> **WORKING DATA**
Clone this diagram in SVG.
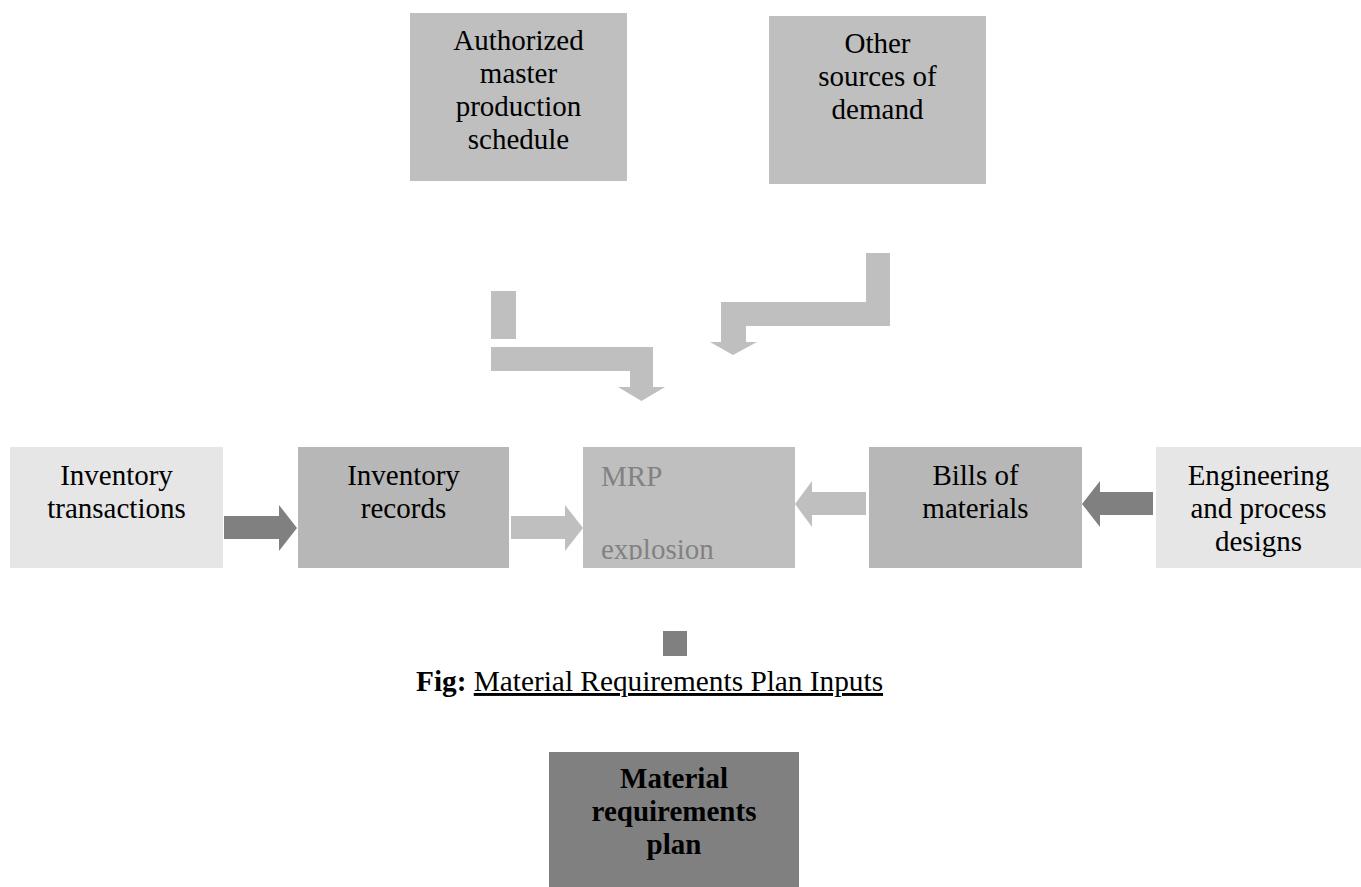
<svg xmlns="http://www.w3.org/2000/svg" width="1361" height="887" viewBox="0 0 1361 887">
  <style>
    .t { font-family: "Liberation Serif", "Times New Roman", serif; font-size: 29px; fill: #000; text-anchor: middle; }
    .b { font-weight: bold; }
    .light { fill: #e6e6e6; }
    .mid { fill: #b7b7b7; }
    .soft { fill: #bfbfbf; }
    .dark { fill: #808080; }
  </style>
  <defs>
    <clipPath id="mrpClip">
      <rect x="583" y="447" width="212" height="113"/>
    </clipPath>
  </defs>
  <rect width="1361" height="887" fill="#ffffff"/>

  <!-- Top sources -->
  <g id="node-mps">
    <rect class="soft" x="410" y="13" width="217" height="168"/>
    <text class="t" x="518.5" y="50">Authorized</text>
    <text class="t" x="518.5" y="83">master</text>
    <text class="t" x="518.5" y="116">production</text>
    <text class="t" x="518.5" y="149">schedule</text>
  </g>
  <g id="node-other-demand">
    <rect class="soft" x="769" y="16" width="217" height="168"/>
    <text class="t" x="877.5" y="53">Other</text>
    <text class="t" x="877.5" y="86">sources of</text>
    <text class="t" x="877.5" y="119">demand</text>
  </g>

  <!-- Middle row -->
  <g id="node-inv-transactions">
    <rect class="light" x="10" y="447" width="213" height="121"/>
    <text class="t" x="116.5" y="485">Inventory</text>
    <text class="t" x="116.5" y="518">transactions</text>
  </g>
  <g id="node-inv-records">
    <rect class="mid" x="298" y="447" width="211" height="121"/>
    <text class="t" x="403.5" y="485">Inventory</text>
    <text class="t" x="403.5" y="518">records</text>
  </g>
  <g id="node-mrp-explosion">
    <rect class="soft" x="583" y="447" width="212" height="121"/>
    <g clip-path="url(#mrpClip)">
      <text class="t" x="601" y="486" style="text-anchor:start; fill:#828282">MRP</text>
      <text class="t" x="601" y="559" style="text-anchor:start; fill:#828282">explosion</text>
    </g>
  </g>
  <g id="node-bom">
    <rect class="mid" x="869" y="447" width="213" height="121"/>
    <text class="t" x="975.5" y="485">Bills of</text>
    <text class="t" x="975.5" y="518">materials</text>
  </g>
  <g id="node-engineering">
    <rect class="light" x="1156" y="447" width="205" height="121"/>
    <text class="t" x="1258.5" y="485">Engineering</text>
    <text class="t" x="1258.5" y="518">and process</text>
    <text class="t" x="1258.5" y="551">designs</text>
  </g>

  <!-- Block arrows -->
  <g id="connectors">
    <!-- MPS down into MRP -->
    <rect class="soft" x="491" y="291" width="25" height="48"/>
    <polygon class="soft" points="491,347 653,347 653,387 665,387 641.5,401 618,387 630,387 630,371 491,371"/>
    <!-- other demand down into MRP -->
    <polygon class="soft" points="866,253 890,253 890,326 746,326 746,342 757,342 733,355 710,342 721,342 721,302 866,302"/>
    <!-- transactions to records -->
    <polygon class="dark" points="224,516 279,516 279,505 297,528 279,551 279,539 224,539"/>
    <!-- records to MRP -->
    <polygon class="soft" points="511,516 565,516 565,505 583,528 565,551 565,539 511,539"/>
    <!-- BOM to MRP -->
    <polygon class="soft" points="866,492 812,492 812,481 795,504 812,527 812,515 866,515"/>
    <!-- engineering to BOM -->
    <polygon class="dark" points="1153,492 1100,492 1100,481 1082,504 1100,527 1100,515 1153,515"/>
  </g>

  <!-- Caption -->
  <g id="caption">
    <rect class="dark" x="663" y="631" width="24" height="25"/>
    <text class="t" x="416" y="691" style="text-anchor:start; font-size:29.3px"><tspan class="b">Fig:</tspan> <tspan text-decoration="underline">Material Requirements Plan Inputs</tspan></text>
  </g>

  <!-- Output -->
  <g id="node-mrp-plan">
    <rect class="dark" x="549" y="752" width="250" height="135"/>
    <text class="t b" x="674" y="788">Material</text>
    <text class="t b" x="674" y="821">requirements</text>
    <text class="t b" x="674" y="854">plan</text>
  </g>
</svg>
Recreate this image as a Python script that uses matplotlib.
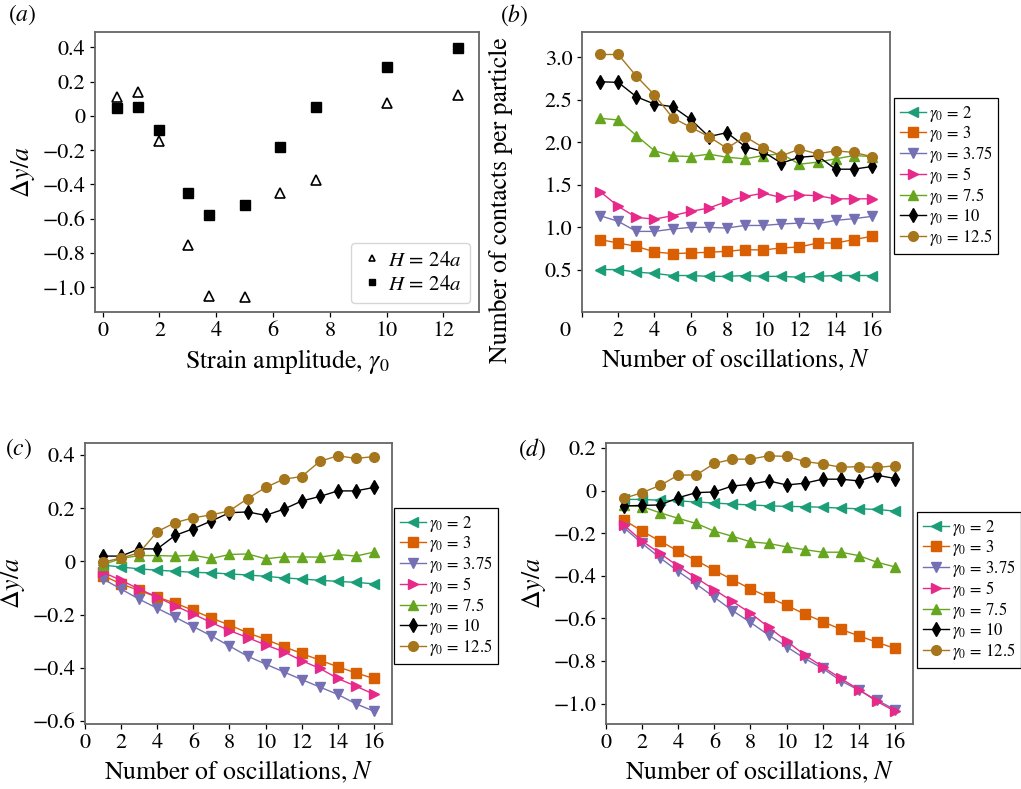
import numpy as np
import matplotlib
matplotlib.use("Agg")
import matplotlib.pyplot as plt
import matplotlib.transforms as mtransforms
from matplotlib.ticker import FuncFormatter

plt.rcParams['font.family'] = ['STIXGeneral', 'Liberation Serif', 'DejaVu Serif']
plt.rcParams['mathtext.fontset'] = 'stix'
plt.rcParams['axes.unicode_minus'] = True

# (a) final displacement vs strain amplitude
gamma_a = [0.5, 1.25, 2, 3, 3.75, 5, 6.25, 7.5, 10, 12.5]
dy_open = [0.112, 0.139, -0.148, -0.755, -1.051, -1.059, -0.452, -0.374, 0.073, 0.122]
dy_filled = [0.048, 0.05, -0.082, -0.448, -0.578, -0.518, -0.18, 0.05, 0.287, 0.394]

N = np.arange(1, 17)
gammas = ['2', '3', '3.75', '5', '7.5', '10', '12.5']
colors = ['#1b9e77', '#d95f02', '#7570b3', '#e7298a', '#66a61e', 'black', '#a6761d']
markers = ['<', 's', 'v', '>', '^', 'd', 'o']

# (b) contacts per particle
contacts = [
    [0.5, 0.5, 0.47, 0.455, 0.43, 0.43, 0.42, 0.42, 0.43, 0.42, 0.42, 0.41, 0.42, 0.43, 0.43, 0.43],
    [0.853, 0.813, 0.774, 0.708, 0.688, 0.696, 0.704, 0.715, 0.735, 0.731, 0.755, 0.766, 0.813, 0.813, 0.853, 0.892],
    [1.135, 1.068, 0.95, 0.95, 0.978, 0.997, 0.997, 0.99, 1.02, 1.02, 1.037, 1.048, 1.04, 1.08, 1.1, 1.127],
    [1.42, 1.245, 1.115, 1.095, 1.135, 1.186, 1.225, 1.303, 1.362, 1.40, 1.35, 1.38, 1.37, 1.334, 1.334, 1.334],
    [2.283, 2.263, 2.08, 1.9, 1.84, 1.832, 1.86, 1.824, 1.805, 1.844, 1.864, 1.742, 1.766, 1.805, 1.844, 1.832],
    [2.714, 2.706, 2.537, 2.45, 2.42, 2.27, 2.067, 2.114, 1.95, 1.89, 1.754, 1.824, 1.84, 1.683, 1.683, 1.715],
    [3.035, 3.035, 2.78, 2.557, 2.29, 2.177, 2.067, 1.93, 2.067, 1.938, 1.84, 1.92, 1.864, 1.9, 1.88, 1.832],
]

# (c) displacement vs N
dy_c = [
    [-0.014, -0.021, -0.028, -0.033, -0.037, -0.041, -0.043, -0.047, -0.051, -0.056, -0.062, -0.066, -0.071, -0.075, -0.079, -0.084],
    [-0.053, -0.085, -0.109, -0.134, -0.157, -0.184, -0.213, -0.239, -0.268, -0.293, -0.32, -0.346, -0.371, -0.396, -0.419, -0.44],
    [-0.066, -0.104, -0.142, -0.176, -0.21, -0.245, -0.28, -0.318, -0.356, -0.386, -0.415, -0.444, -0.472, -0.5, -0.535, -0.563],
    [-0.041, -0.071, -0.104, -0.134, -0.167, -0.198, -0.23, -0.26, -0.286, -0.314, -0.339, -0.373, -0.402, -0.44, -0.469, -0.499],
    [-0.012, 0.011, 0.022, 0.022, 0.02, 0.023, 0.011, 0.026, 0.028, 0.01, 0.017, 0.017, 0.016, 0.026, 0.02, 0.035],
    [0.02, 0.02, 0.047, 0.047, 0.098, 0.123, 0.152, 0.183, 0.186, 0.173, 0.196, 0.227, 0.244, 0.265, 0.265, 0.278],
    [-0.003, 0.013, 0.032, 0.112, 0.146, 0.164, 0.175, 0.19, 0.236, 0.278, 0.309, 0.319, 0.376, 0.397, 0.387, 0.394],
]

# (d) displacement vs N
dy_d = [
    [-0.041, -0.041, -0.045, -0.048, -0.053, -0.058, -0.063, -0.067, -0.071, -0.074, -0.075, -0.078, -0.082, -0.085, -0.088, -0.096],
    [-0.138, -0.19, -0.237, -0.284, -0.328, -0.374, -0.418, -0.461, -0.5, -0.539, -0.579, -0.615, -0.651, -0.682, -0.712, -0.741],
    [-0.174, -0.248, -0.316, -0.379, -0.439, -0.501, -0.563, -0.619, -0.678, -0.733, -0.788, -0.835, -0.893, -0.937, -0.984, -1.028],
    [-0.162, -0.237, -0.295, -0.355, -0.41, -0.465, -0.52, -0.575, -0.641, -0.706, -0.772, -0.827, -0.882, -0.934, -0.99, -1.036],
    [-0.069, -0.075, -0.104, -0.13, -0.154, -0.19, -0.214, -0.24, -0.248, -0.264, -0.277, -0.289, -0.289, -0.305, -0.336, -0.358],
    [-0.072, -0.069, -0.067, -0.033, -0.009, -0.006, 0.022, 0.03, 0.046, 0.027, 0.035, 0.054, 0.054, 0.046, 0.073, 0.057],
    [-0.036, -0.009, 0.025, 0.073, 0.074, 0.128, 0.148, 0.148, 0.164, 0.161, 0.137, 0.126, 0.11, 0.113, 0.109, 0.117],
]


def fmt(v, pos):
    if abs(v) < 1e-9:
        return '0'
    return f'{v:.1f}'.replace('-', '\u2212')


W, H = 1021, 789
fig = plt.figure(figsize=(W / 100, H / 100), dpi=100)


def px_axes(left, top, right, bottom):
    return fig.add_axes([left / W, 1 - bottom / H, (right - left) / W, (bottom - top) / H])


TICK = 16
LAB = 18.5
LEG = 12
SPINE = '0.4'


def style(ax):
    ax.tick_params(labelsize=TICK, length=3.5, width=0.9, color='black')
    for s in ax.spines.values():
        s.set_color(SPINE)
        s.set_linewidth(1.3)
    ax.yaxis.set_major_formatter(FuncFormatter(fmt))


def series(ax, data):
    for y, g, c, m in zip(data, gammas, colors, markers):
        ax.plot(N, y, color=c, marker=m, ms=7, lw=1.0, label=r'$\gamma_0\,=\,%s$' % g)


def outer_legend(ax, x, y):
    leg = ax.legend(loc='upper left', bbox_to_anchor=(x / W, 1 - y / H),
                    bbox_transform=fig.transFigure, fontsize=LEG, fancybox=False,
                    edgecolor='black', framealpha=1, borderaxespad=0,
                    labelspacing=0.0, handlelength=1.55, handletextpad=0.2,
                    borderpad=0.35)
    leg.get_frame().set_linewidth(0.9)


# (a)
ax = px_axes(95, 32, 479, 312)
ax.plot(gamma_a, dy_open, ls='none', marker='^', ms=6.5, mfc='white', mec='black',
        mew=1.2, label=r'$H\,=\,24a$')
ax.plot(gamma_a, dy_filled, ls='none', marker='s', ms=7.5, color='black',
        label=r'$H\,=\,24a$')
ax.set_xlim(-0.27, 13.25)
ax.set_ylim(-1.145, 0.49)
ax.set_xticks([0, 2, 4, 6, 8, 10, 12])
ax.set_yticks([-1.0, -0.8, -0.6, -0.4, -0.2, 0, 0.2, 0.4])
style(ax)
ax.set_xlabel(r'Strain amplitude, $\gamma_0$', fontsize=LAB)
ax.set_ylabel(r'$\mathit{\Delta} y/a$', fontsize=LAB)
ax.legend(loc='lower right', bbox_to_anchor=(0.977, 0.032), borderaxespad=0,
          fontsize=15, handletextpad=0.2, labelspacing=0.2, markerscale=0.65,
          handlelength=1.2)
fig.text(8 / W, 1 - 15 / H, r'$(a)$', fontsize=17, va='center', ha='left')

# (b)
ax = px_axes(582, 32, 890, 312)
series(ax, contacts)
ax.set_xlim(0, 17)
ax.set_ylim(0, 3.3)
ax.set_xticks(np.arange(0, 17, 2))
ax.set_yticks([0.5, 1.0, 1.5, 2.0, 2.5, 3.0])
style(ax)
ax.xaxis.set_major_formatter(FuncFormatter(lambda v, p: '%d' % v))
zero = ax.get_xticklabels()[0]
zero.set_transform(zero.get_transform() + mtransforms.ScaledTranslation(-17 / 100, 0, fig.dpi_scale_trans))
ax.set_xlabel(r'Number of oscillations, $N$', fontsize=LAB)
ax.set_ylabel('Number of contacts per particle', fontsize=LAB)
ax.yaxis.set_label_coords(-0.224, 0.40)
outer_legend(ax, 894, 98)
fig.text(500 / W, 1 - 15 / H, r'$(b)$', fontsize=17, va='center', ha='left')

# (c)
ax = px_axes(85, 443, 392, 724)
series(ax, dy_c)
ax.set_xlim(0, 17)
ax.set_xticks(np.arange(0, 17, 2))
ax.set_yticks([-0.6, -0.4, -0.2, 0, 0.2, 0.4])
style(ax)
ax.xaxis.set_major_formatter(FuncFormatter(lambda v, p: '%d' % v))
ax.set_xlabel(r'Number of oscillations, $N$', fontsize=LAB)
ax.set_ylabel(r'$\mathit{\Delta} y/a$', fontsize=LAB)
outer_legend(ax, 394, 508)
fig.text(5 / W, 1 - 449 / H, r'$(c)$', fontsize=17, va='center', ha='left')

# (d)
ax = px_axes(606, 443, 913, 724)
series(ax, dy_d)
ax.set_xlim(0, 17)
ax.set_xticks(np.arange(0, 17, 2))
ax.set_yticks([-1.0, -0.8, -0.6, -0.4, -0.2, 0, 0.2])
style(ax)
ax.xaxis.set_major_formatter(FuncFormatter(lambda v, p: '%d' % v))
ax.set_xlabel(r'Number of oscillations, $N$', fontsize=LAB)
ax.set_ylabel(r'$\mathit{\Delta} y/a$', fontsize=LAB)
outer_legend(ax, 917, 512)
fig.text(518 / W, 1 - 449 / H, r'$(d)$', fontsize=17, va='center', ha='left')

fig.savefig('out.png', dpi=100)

> **YOUR OBJECTIVE**
Among the entries above, take the lines from the one with "Recreate this image" through the one with "markers = ['<', 's', 'v', '>', '^', 'd', 'o']" and retype them exactly, leaving out the pictures.

> **WRITTEN RESPONSE**
Recreate this image as a Python script that uses matplotlib.
import numpy as np
import matplotlib
matplotlib.use("Agg")
import matplotlib.pyplot as plt
import matplotlib.transforms as mtransforms
from matplotlib.ticker import FuncFormatter

plt.rcParams['font.family'] = ['STIXGeneral', 'Liberation Serif', 'DejaVu Serif']
plt.rcParams['mathtext.fontset'] = 'stix'
plt.rcParams['axes.unicode_minus'] = True

# (a) final displacement vs strain amplitude
gamma_a = [0.5, 1.25, 2, 3, 3.75, 5, 6.25, 7.5, 10, 12.5]
dy_open = [0.112, 0.139, -0.148, -0.755, -1.051, -1.059, -0.452, -0.374, 0.073, 0.122]
dy_filled = [0.048, 0.05, -0.082, -0.448, -0.578, -0.518, -0.18, 0.05, 0.287, 0.394]

N = np.arange(1, 17)
gammas = ['2', '3', '3.75', '5', '7.5', '10', '12.5']
colors = ['#1b9e77', '#d95f02', '#7570b3', '#e7298a', '#66a61e', 'black', '#a6761d']
markers = ['<', 's', 'v', '>', '^', 'd', 'o']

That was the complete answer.